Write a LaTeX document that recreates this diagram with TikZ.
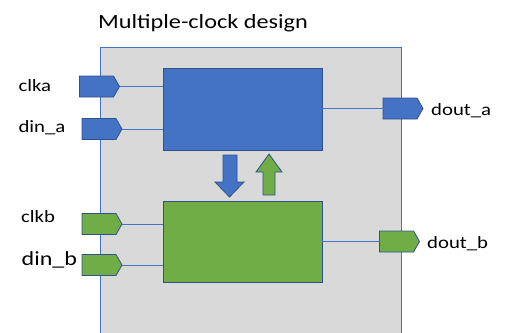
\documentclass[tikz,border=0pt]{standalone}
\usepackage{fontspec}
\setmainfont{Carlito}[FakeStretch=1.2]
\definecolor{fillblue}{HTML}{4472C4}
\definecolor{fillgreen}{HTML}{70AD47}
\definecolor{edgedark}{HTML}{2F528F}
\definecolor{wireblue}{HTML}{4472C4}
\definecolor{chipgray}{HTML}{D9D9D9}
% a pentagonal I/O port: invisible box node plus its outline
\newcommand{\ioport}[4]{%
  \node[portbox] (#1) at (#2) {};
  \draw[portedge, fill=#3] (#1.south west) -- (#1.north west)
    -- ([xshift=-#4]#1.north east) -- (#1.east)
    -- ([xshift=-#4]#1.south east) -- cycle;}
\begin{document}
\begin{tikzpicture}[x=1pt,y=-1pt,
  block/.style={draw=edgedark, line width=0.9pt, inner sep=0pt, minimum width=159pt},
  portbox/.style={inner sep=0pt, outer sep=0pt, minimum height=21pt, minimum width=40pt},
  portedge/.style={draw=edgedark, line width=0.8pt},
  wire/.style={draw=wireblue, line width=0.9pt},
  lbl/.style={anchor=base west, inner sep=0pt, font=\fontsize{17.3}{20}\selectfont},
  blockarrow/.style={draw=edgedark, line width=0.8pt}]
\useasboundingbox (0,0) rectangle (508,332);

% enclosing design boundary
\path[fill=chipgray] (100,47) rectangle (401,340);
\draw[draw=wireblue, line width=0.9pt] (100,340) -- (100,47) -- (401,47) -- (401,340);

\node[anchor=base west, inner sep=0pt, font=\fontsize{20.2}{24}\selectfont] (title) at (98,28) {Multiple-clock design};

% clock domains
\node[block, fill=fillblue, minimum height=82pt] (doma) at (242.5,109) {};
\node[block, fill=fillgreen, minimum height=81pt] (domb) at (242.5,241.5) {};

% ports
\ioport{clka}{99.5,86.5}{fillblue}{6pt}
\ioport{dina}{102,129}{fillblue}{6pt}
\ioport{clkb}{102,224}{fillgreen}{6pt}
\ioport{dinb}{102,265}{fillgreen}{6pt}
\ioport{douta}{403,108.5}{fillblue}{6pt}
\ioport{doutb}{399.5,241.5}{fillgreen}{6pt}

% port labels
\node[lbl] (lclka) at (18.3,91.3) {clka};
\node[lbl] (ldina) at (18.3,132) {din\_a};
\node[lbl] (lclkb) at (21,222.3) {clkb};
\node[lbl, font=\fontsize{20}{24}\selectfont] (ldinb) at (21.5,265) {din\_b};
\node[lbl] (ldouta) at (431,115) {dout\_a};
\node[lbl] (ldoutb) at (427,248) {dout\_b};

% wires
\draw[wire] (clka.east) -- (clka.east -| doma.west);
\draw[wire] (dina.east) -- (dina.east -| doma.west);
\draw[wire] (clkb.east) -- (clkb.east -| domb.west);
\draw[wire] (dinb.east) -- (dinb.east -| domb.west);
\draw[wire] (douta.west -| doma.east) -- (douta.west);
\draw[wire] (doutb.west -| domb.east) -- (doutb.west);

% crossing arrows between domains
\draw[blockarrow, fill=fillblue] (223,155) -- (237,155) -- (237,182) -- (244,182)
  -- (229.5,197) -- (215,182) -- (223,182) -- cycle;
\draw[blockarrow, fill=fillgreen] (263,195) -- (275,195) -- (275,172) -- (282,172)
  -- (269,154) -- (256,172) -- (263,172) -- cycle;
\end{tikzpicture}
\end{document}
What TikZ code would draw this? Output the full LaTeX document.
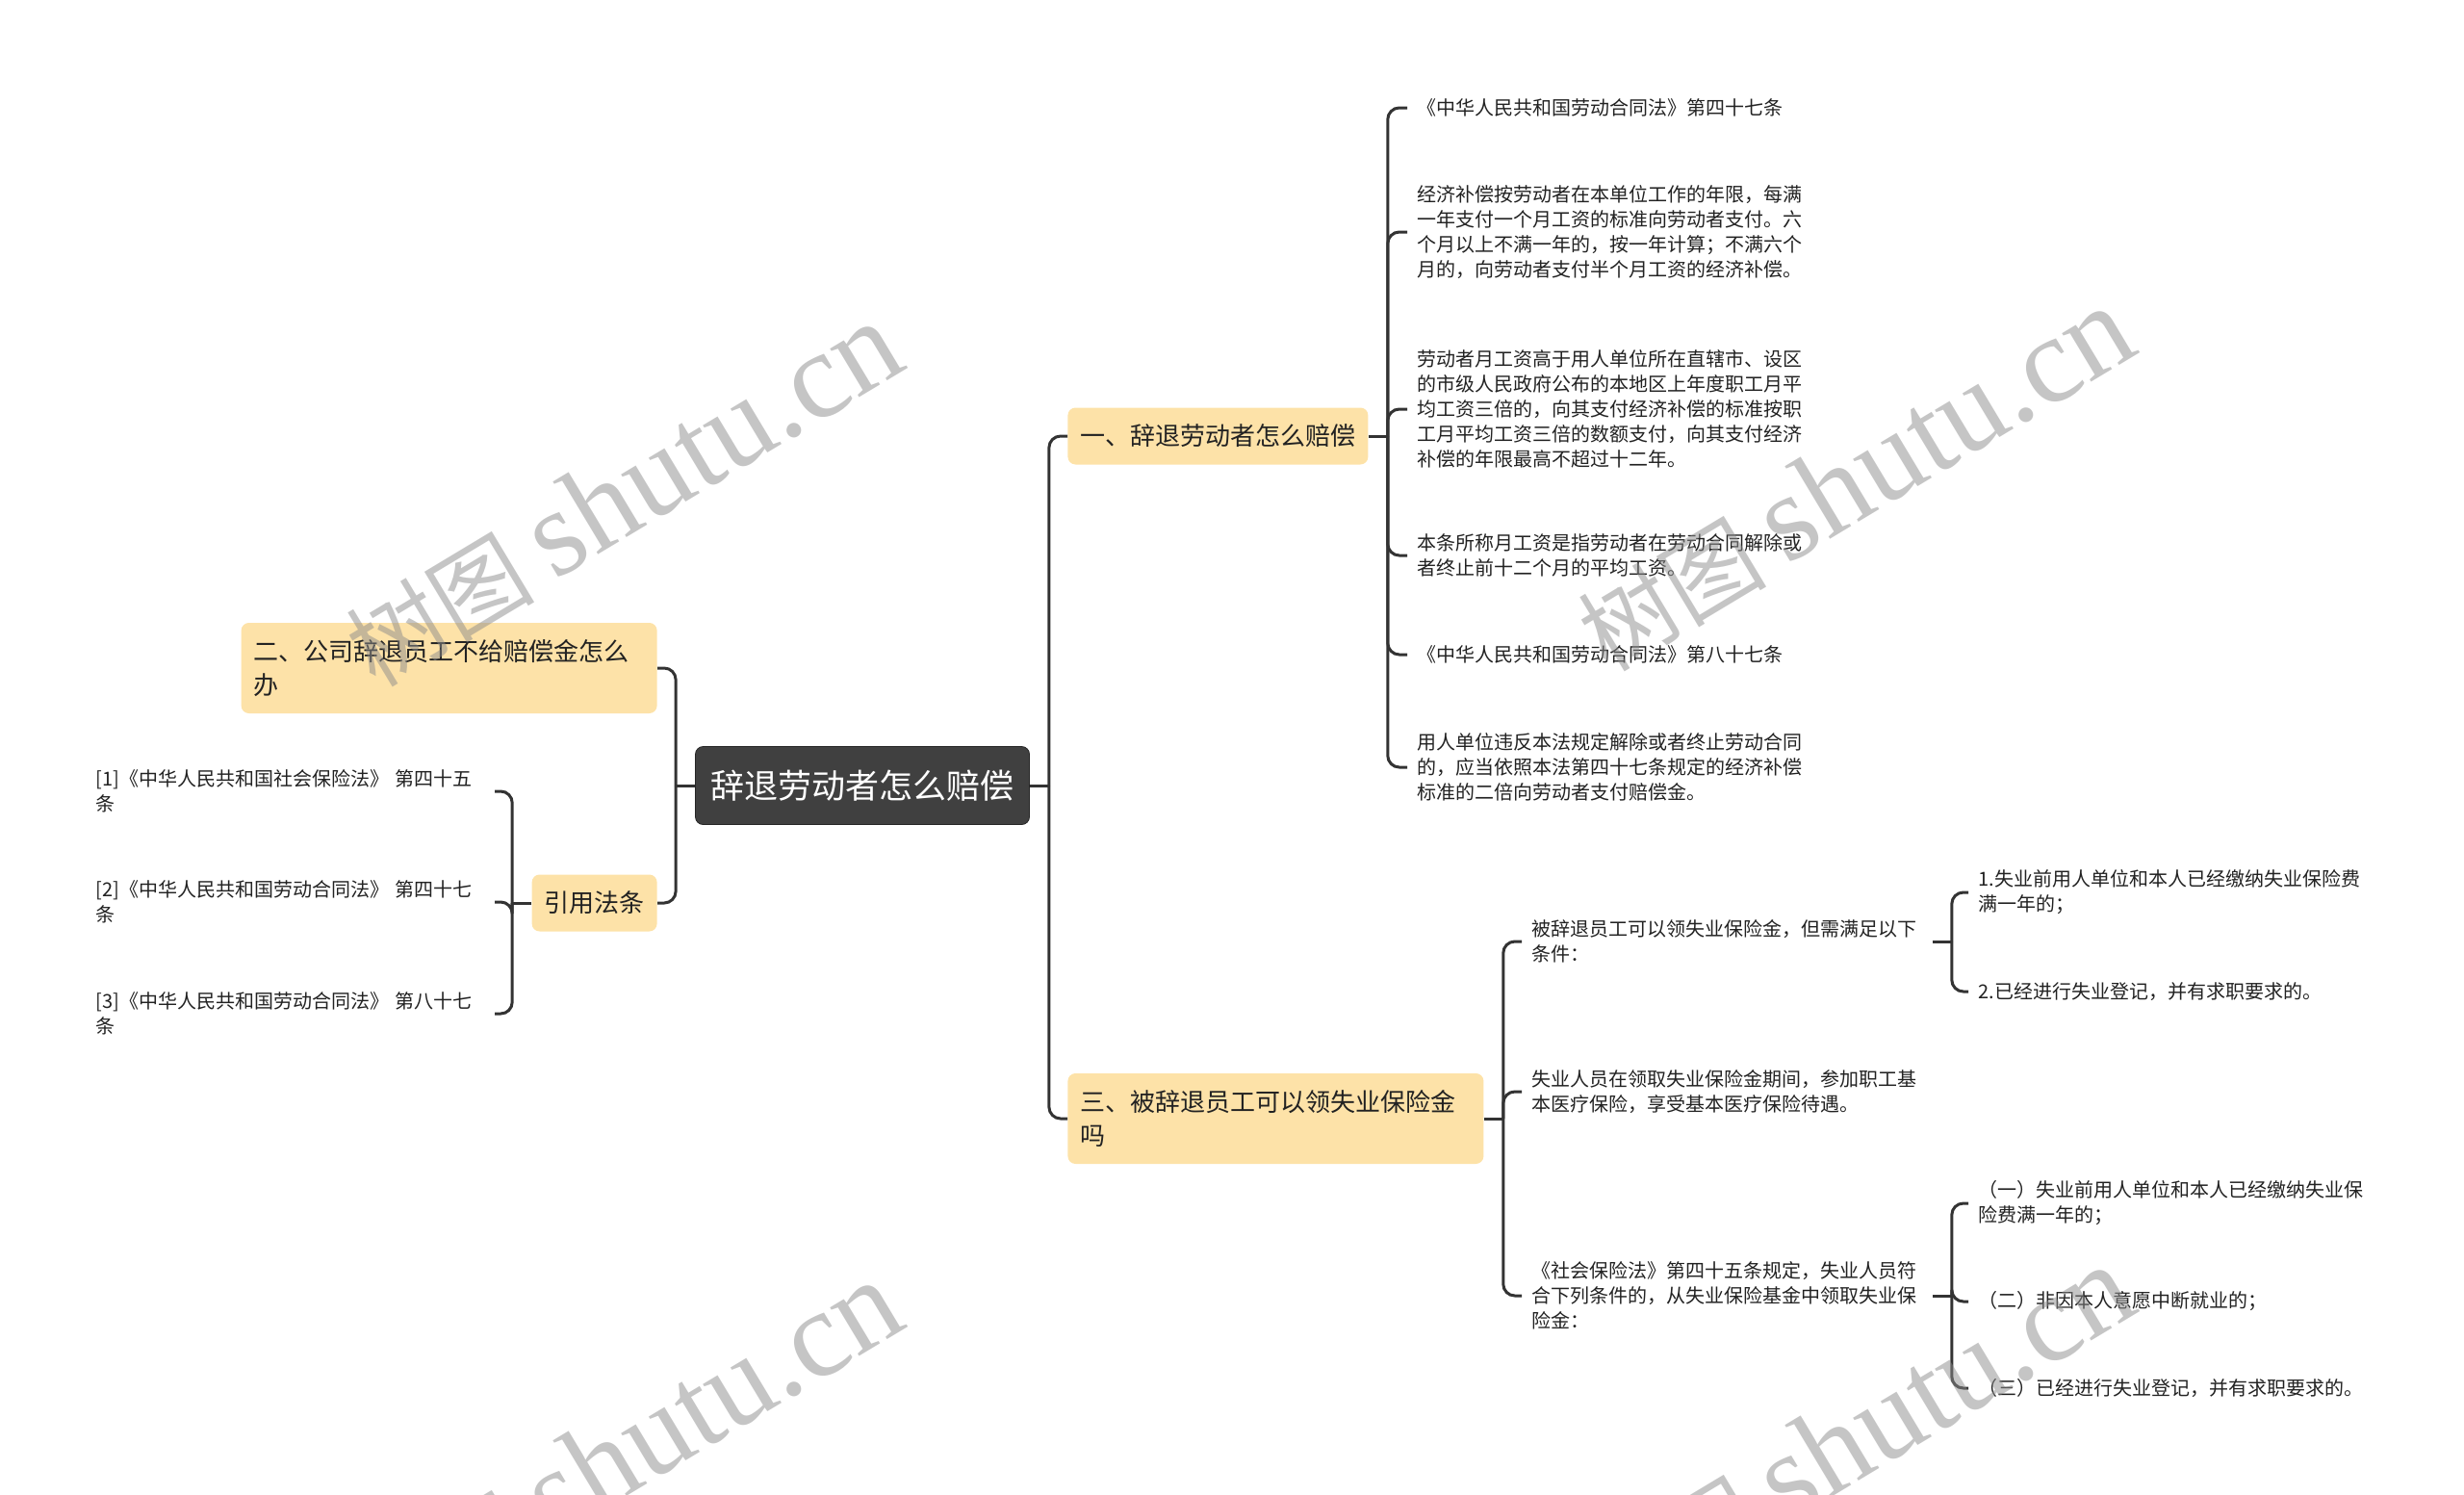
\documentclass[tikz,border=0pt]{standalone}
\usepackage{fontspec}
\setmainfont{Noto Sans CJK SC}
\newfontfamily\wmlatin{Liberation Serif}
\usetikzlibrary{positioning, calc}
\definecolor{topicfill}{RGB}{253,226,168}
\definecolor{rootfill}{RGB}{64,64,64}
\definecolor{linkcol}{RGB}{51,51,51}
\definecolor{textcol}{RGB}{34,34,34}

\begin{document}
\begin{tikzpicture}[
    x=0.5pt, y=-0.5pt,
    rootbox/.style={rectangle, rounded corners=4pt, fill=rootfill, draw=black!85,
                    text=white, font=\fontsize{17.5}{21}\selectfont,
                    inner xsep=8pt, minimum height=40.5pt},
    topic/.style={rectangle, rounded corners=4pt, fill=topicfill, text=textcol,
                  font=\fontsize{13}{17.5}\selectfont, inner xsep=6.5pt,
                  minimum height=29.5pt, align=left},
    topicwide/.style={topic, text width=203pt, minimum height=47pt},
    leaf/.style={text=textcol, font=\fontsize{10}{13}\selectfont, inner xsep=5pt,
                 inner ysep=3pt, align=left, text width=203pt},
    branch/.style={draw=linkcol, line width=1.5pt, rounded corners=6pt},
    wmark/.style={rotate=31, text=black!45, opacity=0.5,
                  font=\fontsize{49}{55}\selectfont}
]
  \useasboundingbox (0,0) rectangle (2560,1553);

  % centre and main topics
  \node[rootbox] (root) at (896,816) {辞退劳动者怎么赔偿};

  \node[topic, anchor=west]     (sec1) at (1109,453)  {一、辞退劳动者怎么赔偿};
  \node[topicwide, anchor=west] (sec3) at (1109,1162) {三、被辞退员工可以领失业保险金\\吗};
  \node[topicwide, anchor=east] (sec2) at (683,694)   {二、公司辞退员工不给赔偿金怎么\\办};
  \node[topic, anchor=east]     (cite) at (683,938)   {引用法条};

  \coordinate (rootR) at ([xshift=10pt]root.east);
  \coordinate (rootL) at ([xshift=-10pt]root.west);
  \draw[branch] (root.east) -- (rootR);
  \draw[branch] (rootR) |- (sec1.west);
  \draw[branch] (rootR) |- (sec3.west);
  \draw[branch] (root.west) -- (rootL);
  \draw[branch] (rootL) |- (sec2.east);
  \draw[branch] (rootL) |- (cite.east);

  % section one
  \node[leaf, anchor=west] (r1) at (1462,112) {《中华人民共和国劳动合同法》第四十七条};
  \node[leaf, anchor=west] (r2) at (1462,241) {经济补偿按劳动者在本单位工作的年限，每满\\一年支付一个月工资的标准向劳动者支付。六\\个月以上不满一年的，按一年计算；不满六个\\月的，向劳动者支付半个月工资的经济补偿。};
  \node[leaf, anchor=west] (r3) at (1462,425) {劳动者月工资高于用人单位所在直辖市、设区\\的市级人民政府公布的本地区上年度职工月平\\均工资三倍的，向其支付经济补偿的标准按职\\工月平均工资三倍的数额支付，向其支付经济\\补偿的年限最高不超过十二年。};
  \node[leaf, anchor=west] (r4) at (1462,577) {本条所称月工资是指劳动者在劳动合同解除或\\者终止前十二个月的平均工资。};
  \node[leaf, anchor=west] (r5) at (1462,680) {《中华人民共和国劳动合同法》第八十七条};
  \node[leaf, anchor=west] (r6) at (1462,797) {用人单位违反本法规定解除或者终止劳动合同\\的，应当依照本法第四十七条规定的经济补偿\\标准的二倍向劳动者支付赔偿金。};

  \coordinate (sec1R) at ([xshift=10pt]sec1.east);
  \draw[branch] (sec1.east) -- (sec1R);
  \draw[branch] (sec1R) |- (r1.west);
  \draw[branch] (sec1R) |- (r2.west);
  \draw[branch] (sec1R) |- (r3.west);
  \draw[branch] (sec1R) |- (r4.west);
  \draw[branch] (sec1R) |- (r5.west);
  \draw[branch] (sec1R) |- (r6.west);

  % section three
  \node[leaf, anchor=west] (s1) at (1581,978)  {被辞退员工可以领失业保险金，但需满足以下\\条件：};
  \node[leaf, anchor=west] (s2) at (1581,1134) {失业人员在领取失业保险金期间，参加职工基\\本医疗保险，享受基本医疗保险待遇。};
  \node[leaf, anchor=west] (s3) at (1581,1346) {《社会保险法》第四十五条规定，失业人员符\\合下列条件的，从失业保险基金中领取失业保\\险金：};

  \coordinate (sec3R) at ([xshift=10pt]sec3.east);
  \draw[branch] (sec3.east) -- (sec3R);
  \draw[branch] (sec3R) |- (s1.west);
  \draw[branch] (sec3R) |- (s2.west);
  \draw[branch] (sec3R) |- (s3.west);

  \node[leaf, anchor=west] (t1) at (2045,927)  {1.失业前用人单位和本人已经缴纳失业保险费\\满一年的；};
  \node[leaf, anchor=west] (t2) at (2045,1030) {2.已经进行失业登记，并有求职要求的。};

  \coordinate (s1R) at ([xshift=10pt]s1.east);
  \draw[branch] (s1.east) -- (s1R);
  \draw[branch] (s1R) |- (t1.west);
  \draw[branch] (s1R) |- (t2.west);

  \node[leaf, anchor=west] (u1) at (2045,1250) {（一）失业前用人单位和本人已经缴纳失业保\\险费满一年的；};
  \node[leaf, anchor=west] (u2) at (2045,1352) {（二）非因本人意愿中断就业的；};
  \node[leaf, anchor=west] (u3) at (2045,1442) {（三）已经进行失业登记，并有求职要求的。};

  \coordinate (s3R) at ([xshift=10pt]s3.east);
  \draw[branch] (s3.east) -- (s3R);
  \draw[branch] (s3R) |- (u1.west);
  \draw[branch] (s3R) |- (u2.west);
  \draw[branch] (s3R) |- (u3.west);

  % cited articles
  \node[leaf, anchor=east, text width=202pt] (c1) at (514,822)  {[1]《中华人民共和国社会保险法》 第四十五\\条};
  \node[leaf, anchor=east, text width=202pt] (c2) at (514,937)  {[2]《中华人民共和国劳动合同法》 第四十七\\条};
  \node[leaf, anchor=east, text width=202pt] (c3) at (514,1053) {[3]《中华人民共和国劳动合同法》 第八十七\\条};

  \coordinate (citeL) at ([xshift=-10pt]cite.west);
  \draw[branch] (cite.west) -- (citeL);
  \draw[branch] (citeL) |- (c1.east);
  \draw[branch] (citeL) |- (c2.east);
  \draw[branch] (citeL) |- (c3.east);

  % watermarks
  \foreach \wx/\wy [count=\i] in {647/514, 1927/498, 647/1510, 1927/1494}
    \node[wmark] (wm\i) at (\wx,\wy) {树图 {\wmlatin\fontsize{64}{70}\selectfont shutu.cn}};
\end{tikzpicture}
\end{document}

------------

Your task is to reproduce exactly the lines from the start of the data above through the line containing "(title) at (98,28)", leaving every picture out.

→ **SOLUTION TO THIS TASK**:
Write a LaTeX document that recreates this diagram with TikZ.
\documentclass[tikz,border=0pt]{standalone}
\usepackage{fontspec}
\setmainfont{Carlito}[FakeStretch=1.2]
\definecolor{fillblue}{HTML}{4472C4}
\definecolor{fillgreen}{HTML}{70AD47}
\definecolor{edgedark}{HTML}{2F528F}
\definecolor{wireblue}{HTML}{4472C4}
\definecolor{chipgray}{HTML}{D9D9D9}
% a pentagonal I/O port: invisible box node plus its outline
\newcommand{\ioport}[4]{%
  \node[portbox] (#1) at (#2) {};
  \draw[portedge, fill=#3] (#1.south west) -- (#1.north west)
    -- ([xshift=-#4]#1.north east) -- (#1.east)
    -- ([xshift=-#4]#1.south east) -- cycle;}
\begin{document}
\begin{tikzpicture}[x=1pt,y=-1pt,
  block/.style={draw=edgedark, line width=0.9pt, inner sep=0pt, minimum width=159pt},
  portbox/.style={inner sep=0pt, outer sep=0pt, minimum height=21pt, minimum width=40pt},
  portedge/.style={draw=edgedark, line width=0.8pt},
  wire/.style={draw=wireblue, line width=0.9pt},
  lbl/.style={anchor=base west, inner sep=0pt, font=\fontsize{17.3}{20}\selectfont},
  blockarrow/.style={draw=edgedark, line width=0.8pt}]
\useasboundingbox (0,0) rectangle (508,332);

% enclosing design boundary
\path[fill=chipgray] (100,47) rectangle (401,340);
\draw[draw=wireblue, line width=0.9pt] (100,340) -- (100,47) -- (401,47) -- (401,340);

\node[anchor=base west, inner sep=0pt, font=\fontsize{20.2}{24}\selectfont] (title) at (98,28) {Multiple-clock design};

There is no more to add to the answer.